Western Digital Green Drive Issues

The drives used for the RAIDZ array are Western Digital WD20EARX drives, with very low power consumption.

There is an issue with these drives in that they are configured as standard to park their heads and power down parts of their circuitry every 8 seconds. An analysis of the drive’s SMART data showed that for 500 hours of uptime the number of load / unload cycles had reached in excess of 12000.

There are a couple of things to look at here, firstly the idle time can be adjusted using the wdidle3 tool from Western Digital, or in my case the third party Linux equivalent, idle3 tools.

This can result in the drives not sleeping at all though, which is at odds with our green goals, in my case the problem was the SMART daemon polling the drives and waking them, this can be resolved by editing the smartd.conf file to ensure it checks the idle status of the drive and if idle, not wake it.

An additional parameter can be set to wake it every x times in order to retrieve data if none has been obtained.

See the -n POWERMODE[,N][,q] section of the smartd.conf manpage.

ZFS Issues

The initial ZFS setup was really simple, but I did experience a problem with the ZFS drives not being mounted after a reboot.

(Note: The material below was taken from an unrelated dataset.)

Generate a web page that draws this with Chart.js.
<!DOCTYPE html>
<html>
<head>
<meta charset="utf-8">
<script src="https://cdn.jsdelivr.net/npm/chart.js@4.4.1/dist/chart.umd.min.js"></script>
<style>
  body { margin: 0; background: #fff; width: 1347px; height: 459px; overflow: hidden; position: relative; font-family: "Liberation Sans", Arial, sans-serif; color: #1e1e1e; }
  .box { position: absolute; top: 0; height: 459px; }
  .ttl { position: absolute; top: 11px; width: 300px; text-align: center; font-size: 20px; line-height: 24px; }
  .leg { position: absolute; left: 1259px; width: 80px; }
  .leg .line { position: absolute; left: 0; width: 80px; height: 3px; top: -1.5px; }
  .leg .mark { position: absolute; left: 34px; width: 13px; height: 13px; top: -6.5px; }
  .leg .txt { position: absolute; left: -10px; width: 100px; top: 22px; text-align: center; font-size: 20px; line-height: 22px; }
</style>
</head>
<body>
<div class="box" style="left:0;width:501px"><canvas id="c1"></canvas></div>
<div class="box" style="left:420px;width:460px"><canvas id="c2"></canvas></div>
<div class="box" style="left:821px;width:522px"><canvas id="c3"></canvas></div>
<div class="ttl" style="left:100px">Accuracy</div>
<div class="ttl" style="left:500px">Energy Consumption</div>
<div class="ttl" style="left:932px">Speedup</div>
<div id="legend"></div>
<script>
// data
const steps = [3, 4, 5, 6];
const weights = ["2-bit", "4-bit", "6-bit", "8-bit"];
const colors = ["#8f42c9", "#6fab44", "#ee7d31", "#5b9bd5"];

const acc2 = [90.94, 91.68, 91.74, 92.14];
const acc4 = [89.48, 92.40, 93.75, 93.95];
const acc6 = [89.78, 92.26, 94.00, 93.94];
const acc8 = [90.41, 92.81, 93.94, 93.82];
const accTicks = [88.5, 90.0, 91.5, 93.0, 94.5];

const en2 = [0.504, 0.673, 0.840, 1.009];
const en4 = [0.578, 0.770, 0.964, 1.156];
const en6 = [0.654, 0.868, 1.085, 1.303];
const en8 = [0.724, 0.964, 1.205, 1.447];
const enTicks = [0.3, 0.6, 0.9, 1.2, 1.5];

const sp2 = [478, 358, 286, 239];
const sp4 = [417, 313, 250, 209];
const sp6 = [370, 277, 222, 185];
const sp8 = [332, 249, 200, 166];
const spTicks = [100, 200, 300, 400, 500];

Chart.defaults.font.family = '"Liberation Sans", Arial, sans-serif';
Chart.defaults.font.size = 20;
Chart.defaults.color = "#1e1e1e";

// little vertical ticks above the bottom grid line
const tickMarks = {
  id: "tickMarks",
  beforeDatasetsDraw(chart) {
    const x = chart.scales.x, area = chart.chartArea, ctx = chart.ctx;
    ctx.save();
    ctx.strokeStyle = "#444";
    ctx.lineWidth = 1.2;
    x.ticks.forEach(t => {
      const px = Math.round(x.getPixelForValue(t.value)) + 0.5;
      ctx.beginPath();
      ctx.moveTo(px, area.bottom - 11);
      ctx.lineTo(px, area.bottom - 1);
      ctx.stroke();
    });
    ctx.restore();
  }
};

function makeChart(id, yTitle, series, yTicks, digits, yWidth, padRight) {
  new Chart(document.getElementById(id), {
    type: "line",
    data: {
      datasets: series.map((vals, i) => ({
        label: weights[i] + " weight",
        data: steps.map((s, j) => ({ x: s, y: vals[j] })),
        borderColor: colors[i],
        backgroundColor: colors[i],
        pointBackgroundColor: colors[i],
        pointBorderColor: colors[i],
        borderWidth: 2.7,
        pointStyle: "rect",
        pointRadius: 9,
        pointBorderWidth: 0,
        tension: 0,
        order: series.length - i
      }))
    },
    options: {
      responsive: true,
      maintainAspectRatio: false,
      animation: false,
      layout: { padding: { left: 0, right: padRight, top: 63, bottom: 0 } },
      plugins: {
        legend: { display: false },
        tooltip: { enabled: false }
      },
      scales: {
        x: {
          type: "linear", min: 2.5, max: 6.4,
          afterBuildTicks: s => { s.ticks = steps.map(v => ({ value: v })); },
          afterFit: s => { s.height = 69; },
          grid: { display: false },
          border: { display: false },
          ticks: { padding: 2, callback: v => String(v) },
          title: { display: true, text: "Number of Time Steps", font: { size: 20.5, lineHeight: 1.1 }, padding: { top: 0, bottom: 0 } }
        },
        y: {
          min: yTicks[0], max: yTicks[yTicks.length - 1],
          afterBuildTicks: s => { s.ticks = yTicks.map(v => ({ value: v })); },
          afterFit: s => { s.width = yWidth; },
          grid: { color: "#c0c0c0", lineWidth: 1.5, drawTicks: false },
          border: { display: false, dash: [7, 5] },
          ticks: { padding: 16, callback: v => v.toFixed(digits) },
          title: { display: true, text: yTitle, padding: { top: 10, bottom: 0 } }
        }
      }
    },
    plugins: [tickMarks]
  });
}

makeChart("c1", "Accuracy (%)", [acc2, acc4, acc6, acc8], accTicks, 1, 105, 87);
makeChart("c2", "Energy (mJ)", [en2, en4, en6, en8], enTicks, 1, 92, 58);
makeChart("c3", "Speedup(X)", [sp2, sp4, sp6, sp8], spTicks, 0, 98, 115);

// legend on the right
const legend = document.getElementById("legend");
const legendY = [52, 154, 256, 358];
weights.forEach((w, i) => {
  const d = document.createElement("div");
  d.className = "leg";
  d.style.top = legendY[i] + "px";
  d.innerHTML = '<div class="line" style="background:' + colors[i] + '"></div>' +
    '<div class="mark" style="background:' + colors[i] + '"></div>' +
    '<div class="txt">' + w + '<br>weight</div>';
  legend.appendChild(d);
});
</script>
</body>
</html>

In Ubuntu and Debian there are supposed to be packages to resolve this and ensure clean system startup, but these don’t appear to be available in the PPA, so the solution was to edit /etc/default/zfs and change the following two settings: –

ZFS_MOUNT='yes'
ZFS_UNMOUNT='yes'

NFS sharing

NFS sharing originally gave an error: –

root@proxmox:~# zfs share -a
cannot share 'zfspool/music': share(1M) failed NFS server not installed

to fix this do: –

apt-get install nfs-kernel-server

 

Webmin

I installed Webmin on top of Proxmox for ease of setting up SAMBA shares and other monitoring functions.

Final Results

I’m really pleased with the result, the machine is currently acting as a file server to our Windows and Linux PC’s and Proxmox is currently running the following virtual machines without even breaking a sweat: –

  • Three minecraft servers (with ramdisks)
  • One Tekkit Minecraft Server
  • Vortexbox

The responsiveness of the VM’s is impressive, and notably better than the old server, peak power consumption is around 90W, dropping to circa 40W when idle, which is great, especially if I can eliminate even more PC’s from the network through virtualisation.

To this end the next stage is to look at virtualising my MythTV backend, which looks like it is possible to do, by passing the TV Tuner PCI cards straight to the virtual machine; this will eliminate another PC running 24/7 and currently consuming up to 90W when working hard, which will lower my electricity bills!